Midnight is the witching hour, the hour when Cinderella’s coach turns back into a pumpkin and also, we believe, the hour in the Central European Time Zone when Maurizio Sarri’s £7m (€8m) release clause expires.
There’s been a lot of speculation about what happens after that, most of it unfounded. Wild theories, like Sarri resigning and paying a €1.5m fine, seem to have come out of nowhere. A more rational explanation claims that Italian laws mean that as long as Napoli continue to pay Sarri his regular installments on a €1.5m per year contract (which doesn’t expire until 2020), the club still own his employment rights.
That certainly seems to be Napoli’s view, who have made it a point to continue demanding compensation for their former head coach, quite likely matching the value stipulated by said expiring buyout clause.
Napoli to demand expiring Sarri clause https://t.co/Sm7Yqt92Fl via @NewsNowUK— Lynn Hamer (@evilbluebird) May 31, 2018
Aurelio de Laurentiis insisting on being paid for a coach who’s surplus to requirements (now that he’s signed Carlo Ancelotti) is entirely in keeping with his bare-knuckle approach to business. Frankly, given his nature, it seemed within the realm of possiblity that he’d demand even more than the £7m required to activate the release clause, once it expires.

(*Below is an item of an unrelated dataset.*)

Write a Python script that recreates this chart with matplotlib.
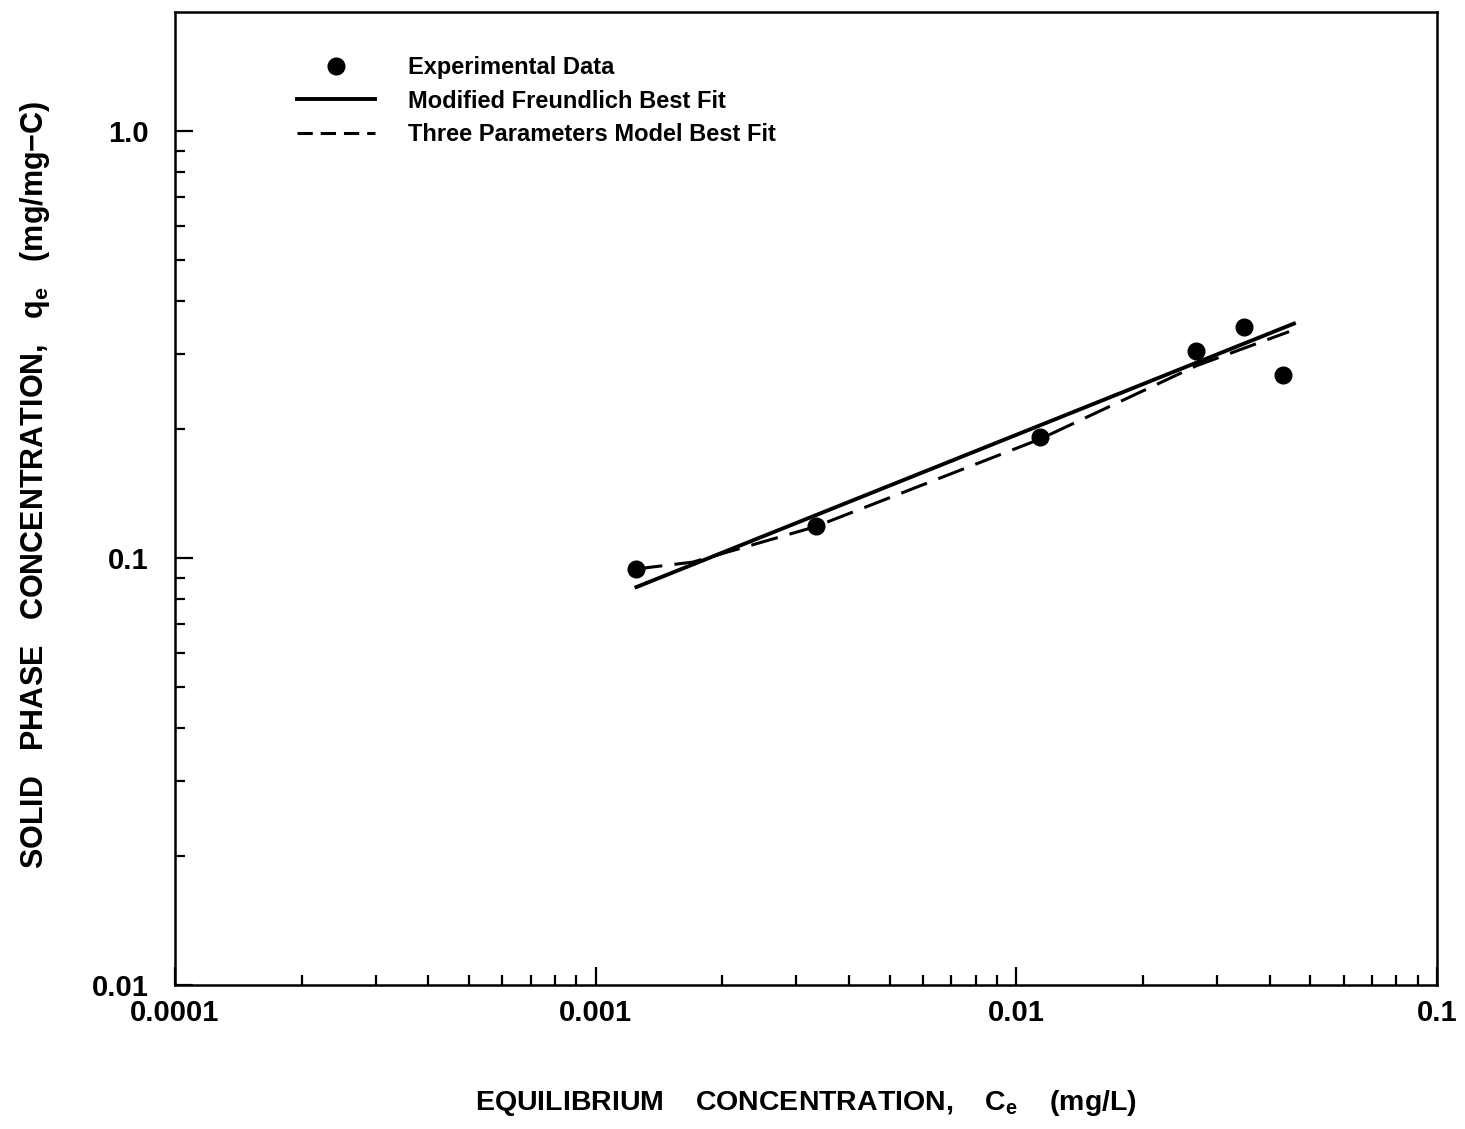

Chelsea aren’t above some legal fisticuffs themselves, though. Sky Sports is reporting that Chelsea are considering filing a lawsuit against Napoli, or appealing to FIFA. For his part, Sarri himself is said to be considering a lawsuit demanding to be released from his contract.(EDIT: The Guardian reports that Sarri would make a case for constructive dismissal, given that somebody has been hired to fill the job he once held.)
€8m release clause in Maurizio Sarri’s Napoli contract expires today. Sarri contracted until 2020. If Chelsea want Sarri, Napoli want €8m. Sarri considering suing Napoli. Napoli considering suing Sarri. Already replaced by Ancelotti.— Kaveh Solhekol (@SkyKaveh) May 31, 2018
We don’t know what is settled law in this area and what isn’t. What is becoming painfully clear, however, is that if a deal isn’t struck by the witching hour of midnight, the drama over who will be Chelsea’s next head coach could be prolonged indefinitely, and that wouldn’t be good for anyone.